Positioning Your Company for Survival
by Michael L. Sheffield
The success or failure of any Direct Selling/MLM company is based on many issues. It is difficult to target any one factor as the primary reason a company will thrive or fail to survive.
The following are a few areas that should be considered:
Product Selection. Products or services that are “New to the World” have the best chance of success. Products or services that may have competition but have gained momentum in the marketplace and are at the beginning of their life cycle will also be helpful in establishing company strength.
Management Team With Sales Experience. If the management team has Direct Selling or MLM experience, this will enhance their success. Lack of knowledge in this are must be offset by hiring a VP Sales and Marketing with the depth of experience to guide the company in recruiting and sales functions.
Management Team With Business Experience. It is very important that your management infrastructure understands “real business”. In many ways, Direct Sales/MLM operations and day-to-day activities require the same checks and balances of more traditional business. If these qualifications do not exist in the corporate leadership, the company should consider a good COO and VP Finance to help watch normal business issues.
Compensation Plan. While important, your Compensation Plan is not as critical as some of these other factors. However, it must be good enough to reward the various types of distributors (part time or full time) while providing a reasonable profit for the company. It should reward early to help maintain new distributor enthusiasm. It should be reasonably aggressive in order to be competitive, but fall into a category of being legally defensible. Corporate difficulties can arise from legal issues surrounding pyramid scheme accusations by regulatory agencies. There can also be a lack of balance providing too many or too few incentives to people at the varying levels of rank accomplishment. And there is always a chance that a plan may become obsolete and won’t compete in the current environment.

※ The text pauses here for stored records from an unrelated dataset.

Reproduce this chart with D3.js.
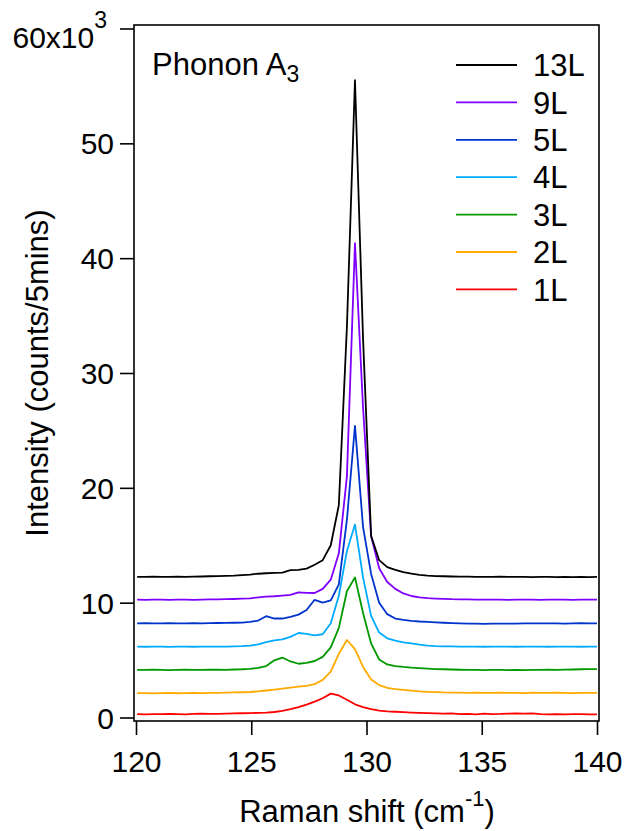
<head>
	<title>Phonon A3 Raman</title>
	<meta charset="utf-8"/>
	<style>
		body { margin: 0; background: #fff; }
		svg text { font-family: "Liberation Sans", Arial, sans-serif; fill: #000; }
	</style>
</head>
<body>
<div id="my_dataviz"></div>

<script src="https://d3js.org/d3.v7.min.js"></script>
<script>
    // Raman shift (cm-1), shared by every layer
    var shift = [
        120.05,120.40,120.75,121.10,121.45,121.80,122.15,122.50,122.85,123.20,
        123.55,123.90,124.25,124.60,124.95,125.30,125.65,126.00,126.35,126.70,
        127.05,127.40,127.75,128.10,128.45,128.80,129.15,129.50,129.85,130.20,
        130.55,130.90,131.25,131.60,131.95,132.30,132.65,133.00,133.35,133.70,
        134.05,134.40,134.75,135.10,135.45,135.80,136.15,136.50,136.85,137.20,
        137.55,137.90,138.25,138.60,138.95,139.30,139.65,140.00
    ];

    // intensity in units of 10^3 counts / 5 mins
    var L13 = [
        12.25,12.24,12.26,12.25,12.24,12.26,12.25,12.27,12.28,12.30,
        12.32,12.34,12.36,12.40,12.45,12.52,12.56,12.60,12.62,12.84,
        12.86,12.96,13.30,13.70,15.0,18.5,34.0,55.5,33.0,15.8,
        13.70,13.10,12.85,12.65,12.52,12.42,12.36,12.32,12.30,12.28,
        12.27,12.26,12.25,12.24,12.25,12.26,12.24,12.25,12.24,12.23,
        12.24,12.25,12.23,12.24,12.23,12.24,12.23,12.24
    ];
    var L9 = [
        10.26,10.25,10.27,10.26,10.25,10.27,10.26,10.25,10.27,10.28,
        10.28,10.30,10.32,10.35,10.38,10.46,10.52,10.56,10.62,10.68,
        10.90,10.86,10.84,11.20,12.00,14.3,21.0,41.3,27.0,15.8,
        13.0,11.8,11.2,10.8,10.58,10.46,10.40,10.36,10.33,10.30,
        10.29,10.28,10.27,10.26,10.27,10.26,10.25,10.26,10.27,10.26,
        10.25,10.26,10.27,10.26,10.25,10.26,10.27,10.26
    ];
    var L5 = [
        8.20,8.21,8.19,8.20,8.22,8.20,8.19,8.21,8.20,8.22,
        8.23,8.24,8.25,8.27,8.32,8.44,8.82,8.62,8.62,8.76,
        8.96,9.36,10.25,10.00,10.20,11.6,17.2,25.4,16.6,12.5,
        10.0,9.00,8.62,8.50,8.42,8.36,8.32,8.28,8.25,8.22,
        8.20,8.18,8.17,8.16,8.17,8.18,8.17,8.18,8.19,8.20,
        8.19,8.20,8.19,8.18,8.20,8.21,8.20,8.20
    ];
    var L4 = [
        6.17,6.16,6.18,6.17,6.15,6.17,6.18,6.16,6.17,6.18,
        6.17,6.18,6.20,6.22,6.26,6.36,6.56,6.72,6.80,7.02,
        7.36,7.28,7.15,7.25,8.20,10.6,14.5,16.8,12.2,8.85,
        7.40,6.90,6.70,6.55,6.46,6.34,6.26,6.22,6.20,6.19,
        6.18,6.17,6.18,6.16,6.17,6.18,6.17,6.16,6.17,6.18,
        6.17,6.16,6.17,6.18,6.17,6.16,6.17,6.17
    ];
    var L3 = [
        4.15,4.14,4.16,4.15,4.13,4.15,4.16,4.14,4.15,4.17,
        4.16,4.15,4.18,4.20,4.24,4.32,4.48,4.98,5.22,4.88,
        4.68,4.76,4.92,5.28,6.10,7.80,11.0,12.2,9.10,6.45,
        5.05,4.62,4.48,4.40,4.34,4.30,4.26,4.22,4.20,4.18,
        4.16,4.15,4.14,4.13,4.14,4.15,4.13,4.14,4.13,4.15,
        4.14,4.16,4.15,4.17,4.18,4.20,4.22,4.22
    ];
    var L2 = [
        2.12,2.13,2.10,2.12,2.14,2.11,2.12,2.15,2.13,2.14,
        2.15,2.16,2.18,2.20,2.22,2.28,2.35,2.43,2.52,2.60,
        2.68,2.76,2.90,3.28,4.00,5.55,6.75,5.95,4.40,3.30,
        2.82,2.58,2.47,2.40,2.34,2.28,2.24,2.21,2.18,2.17,
        2.16,2.15,2.16,2.14,2.15,2.16,2.14,2.15,2.13,2.16,
        2.15,2.14,2.16,2.15,2.13,2.14,2.15,2.14
    ];
    var L1 = [
        0.30,0.28,0.30,0.29,0.31,0.30,0.27,0.31,0.33,0.32,
        0.31,0.34,0.36,0.37,0.38,0.40,0.43,0.48,0.58,0.72,
        0.90,1.12,1.38,1.68,2.08,1.92,1.55,1.15,0.90,0.72,
        0.60,0.54,0.50,0.46,0.43,0.40,0.38,0.36,0.33,0.36,
        0.30,0.32,0.28,0.33,0.30,0.31,0.34,0.35,0.33,0.36,
        0.30,0.27,0.30,0.28,0.29,0.30,0.27,0.28
    ];

    var names  = ["13L", "9L", "5L", "4L", "3L", "2L", "1L"];
    var layers = [L13, L9, L5, L4, L3, L2, L1];
    var colors = ["#000000", "#7f00ff", "#0033cc", "#00aaff", "#009900", "#ffaa00", "#ff0000"];
    var xTicks = [120, 125, 130, 135, 140];
    var yTicks = [0, 10, 20, 30, 40, 50, 60];

    var width = 626, height = 831;
    var frame = {left: 134, right: 599, top: 25, bottom: 721};
    var tickFont = "30px", labelFont = "31px";

    var svg = d3.select("#my_dataviz")
        .append("svg")
        .attr("width", width)
        .attr("height", height);

    var x = d3.scaleLinear()
        .domain([120, 140])
        .range([136, 597]);

    var y = d3.scaleLinear()
        .domain([0, 60])
        .range([717.5, 28.5]);

    // spectra, drawn bottom layer first so 13L sits on top
    var line = d3.line()
        .x(function(d, i) { return x(shift[i]); })
        .y(function(d) { return y(d); });

    for (var s = layers.length - 1; s >= 0; s--) {
        svg.append("path")
            .datum(layers[s])
            .attr("fill", "none")
            .attr("stroke", colors[s])
            .attr("stroke-width", 1.8)
            .attr("stroke-linejoin", "round")
            .attr("d", line);
    }

    // box round the plot
    svg.append("rect")
        .attr("x", frame.left)
        .attr("y", frame.top)
        .attr("width", frame.right - frame.left)
        .attr("height", frame.bottom - frame.top)
        .attr("fill", "none")
        .attr("stroke", "#000")
        .attr("stroke-width", 1.6);

    // X axis
    var gx = svg.append("g")
        .attr("transform", "translate(0," + frame.bottom + ")")
        .call(d3.axisBottom(x).tickValues(xTicks).tickSize(14).tickSizeOuter(0).tickFormat(d3.format("d")));
    gx.select(".domain").remove();
    gx.selectAll("line").attr("stroke-width", 1.6);
    gx.selectAll("text")
        .attr("y", 51)
        .attr("dy", 0)
        .style("font-size", tickFont);

    // Y axis
    var gy = svg.append("g")
        .attr("transform", "translate(" + frame.left + ",0)")
        .call(d3.axisLeft(y).tickValues(yTicks).tickSize(14).tickSizeOuter(0).tickFormat(d3.format("d")));
    gy.select(".domain").remove();
    gy.selectAll("line").attr("stroke-width", 1.6);
    gy.selectAll("text")
        .attr("x", -20)
        .attr("dy", "0.35em")
        .style("font-size", tickFont);

    // top label reads 60x10^3 and sits a bit lower, like the original
    var topLabel = gy.selectAll(".tick").filter(function(d) { return d === 60; }).select("text");
    topLabel.text(null)
        .attr("x", -27)
        .attr("dy", 0)
        .attr("y", 19);
    topLabel.append("tspan").text("60x10");
    topLabel.append("tspan")
        .attr("dy", -20)
        .style("font-size", "23px")
        .text("3");

    // axis titles
    svg.append("text")
        .attr("transform", "translate(48,373) rotate(-90)")
        .attr("text-anchor", "middle")
        .style("font-size", labelFont)
        .text("Intensity (counts/5mins)");

    var xt = svg.append("text")
        .attr("x", 367)
        .attr("y", 822)
        .attr("text-anchor", "middle")
        .style("font-size", labelFont);
    xt.append("tspan").text("Raman shift (cm");
    xt.append("tspan").attr("dy", -16).style("font-size", "22px").text("-1");
    xt.append("tspan").attr("dy", 16).text(")");

    // panel title
    var title = svg.append("text")
        .attr("x", 152)
        .attr("y", 75)
        .style("font-size", labelFont);
    title.append("tspan").text("Phonon A");
    title.append("tspan").attr("dy", 7).style("font-size", "23px").text("3");

    // legend
    var legend = svg.selectAll("g.legend")
        .data(names)
        .enter()
        .append("g")
        .attr("class", "legend")
        .attr("transform", function(d, i) { return "translate(456," + (65 + i * 37.4) + ")"; });
    legend.append("line")
        .attr("x1", 0)
        .attr("x2", 61)
        .attr("stroke", function(d, i) { return colors[i]; })
        .attr("stroke-width", 1.8);
    legend.append("text")
        .attr("x", 77)
        .attr("dy", "0.36em")
        .style("font-size", labelFont)
        .text(function(d) { return d; });
</script>
</body>
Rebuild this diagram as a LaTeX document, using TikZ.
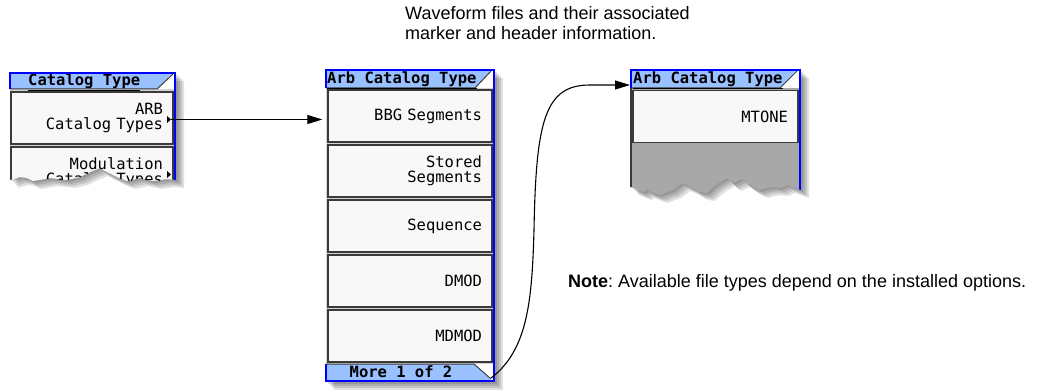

Communication. The number one reason that companies fail is lack of effective communication between the home office and the distributors. Newsletters print and electronic, daily and weekly e-mail blasts on current events, a living website that stays current with product and business news etc. are all areas that need constant attention. As a result, even a young company should have someone assigned as the Director of Communications.
Software. All things considered, a good software package that is well supported by a competent and experienced software provider can make or break a company. The company credibility with its distributors hinges on commission check that are on time and accurate. And it must have a solidly functional back office that provides the current data on distributor sales and downline activity for sales leader strategic planning.
Training. It’s been said, “Give a man a fish and feed him for a day. Teach a man to fish and feed him for a lifetime.” You can’t just provide good products without training on their features and benefits and education on how to sell them. You can’t provide a good business opportunity without training on how to recruit and build a sales team. The best companies give this area serious attention. They have determined its importance is much more critical than new products or compensation plan enhancements. Companies with average products and compensation plans, but great training, have always excelled.
Sales Tools. Most distributors are novices and need self-selling tools to help them get the job done. The more effective your brochures, videos, audio CDs and website sales functionality, the better the chance that your new distributors will find some success. It is critical that you new distributors find that success within the first few weeks or they are gone. Accordingly, you need to make the process understandable and easily duplicable. Compress the sales process to three or four steps that are then duplicated over and over again and supply effective tools to make this happen. Remember, this is a formula business. You just need the right formula
Only a few years ago, we said that a company must reinvent itself every three to five years in order to stay competitive. Today, because of technology like the Internet, a company must reinvent itself every 18 to 24 months. To avoid getting stuck in a pattern of business building that can rapidly become obsolete the company must listen to what their distributors are telling them about the marketplace. For in today’s highly complex and competitive Direct Sales/MLM world, it truly is a matter of innovate or evaporate.